Go through the entries one line at a time, and gather every line that has the word "this".

***

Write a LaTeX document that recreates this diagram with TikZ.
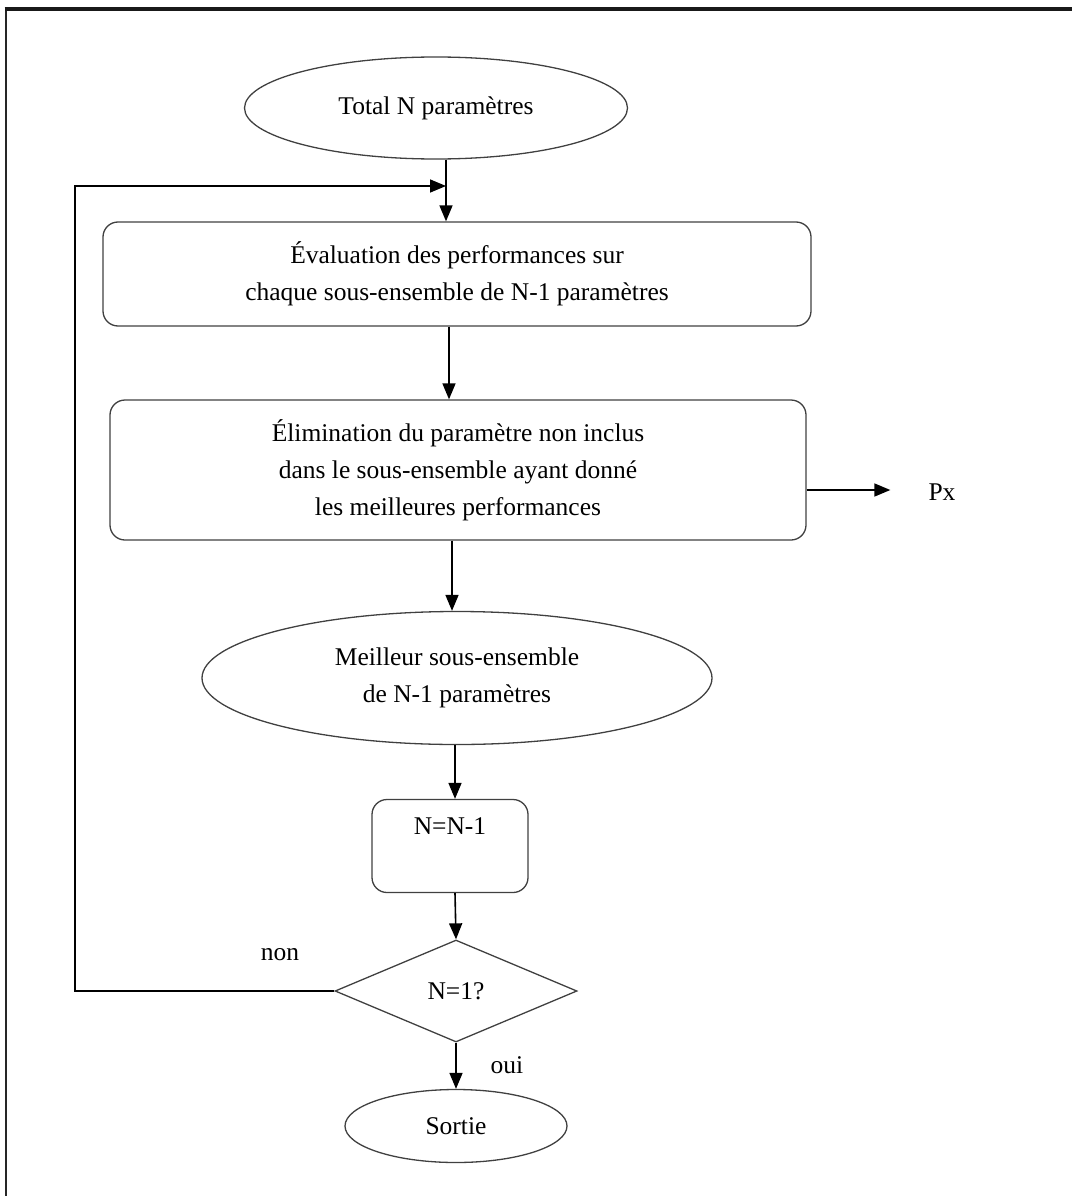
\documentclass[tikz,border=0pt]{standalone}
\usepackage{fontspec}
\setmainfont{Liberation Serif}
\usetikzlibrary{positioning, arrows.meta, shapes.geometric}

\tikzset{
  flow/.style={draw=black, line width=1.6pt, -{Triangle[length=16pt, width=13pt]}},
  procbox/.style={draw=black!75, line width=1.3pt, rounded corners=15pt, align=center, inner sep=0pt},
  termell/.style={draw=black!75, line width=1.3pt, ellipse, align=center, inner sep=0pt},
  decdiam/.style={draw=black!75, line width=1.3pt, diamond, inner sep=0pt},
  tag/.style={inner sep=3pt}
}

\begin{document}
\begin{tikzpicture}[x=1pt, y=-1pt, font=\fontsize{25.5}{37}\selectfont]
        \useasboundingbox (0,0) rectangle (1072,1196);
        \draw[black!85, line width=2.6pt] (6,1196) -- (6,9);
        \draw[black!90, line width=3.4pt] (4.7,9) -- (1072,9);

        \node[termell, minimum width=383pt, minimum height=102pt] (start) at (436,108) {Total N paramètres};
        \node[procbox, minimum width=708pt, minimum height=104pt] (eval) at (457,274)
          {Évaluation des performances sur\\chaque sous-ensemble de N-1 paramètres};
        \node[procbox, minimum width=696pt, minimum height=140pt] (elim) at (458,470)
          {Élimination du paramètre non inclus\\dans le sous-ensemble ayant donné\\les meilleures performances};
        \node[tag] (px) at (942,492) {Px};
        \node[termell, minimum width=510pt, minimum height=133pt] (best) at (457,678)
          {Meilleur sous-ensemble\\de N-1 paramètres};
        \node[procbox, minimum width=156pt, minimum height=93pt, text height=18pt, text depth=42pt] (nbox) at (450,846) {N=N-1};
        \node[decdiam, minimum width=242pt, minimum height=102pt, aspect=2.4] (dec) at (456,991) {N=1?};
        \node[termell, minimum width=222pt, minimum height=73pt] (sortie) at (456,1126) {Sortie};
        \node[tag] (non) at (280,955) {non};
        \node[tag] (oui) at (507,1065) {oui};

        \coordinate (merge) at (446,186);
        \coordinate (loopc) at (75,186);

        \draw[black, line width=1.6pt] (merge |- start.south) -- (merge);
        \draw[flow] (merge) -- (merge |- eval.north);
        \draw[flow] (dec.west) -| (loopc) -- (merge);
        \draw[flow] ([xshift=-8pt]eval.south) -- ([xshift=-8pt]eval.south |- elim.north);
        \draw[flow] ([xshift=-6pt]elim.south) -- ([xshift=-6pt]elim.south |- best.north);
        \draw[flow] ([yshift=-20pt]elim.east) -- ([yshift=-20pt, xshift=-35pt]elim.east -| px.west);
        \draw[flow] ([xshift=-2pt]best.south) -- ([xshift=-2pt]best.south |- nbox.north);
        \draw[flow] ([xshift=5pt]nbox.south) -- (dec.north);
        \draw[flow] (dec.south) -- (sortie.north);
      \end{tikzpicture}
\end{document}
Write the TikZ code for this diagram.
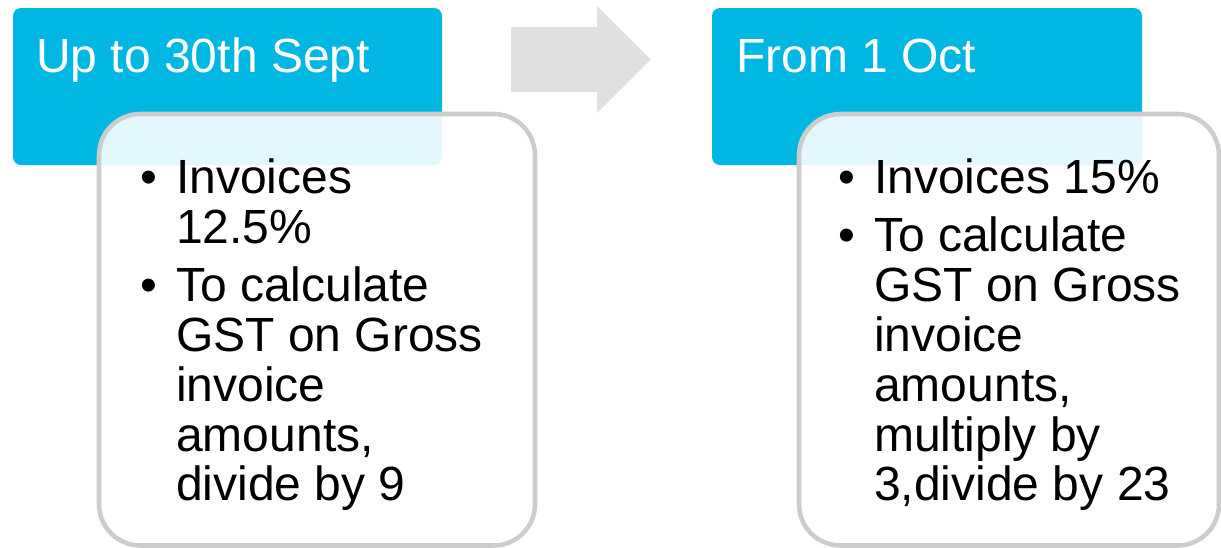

***

• [Finished task]:
Write a LaTeX document that recreates this diagram with TikZ.
Write the TikZ code for this diagram.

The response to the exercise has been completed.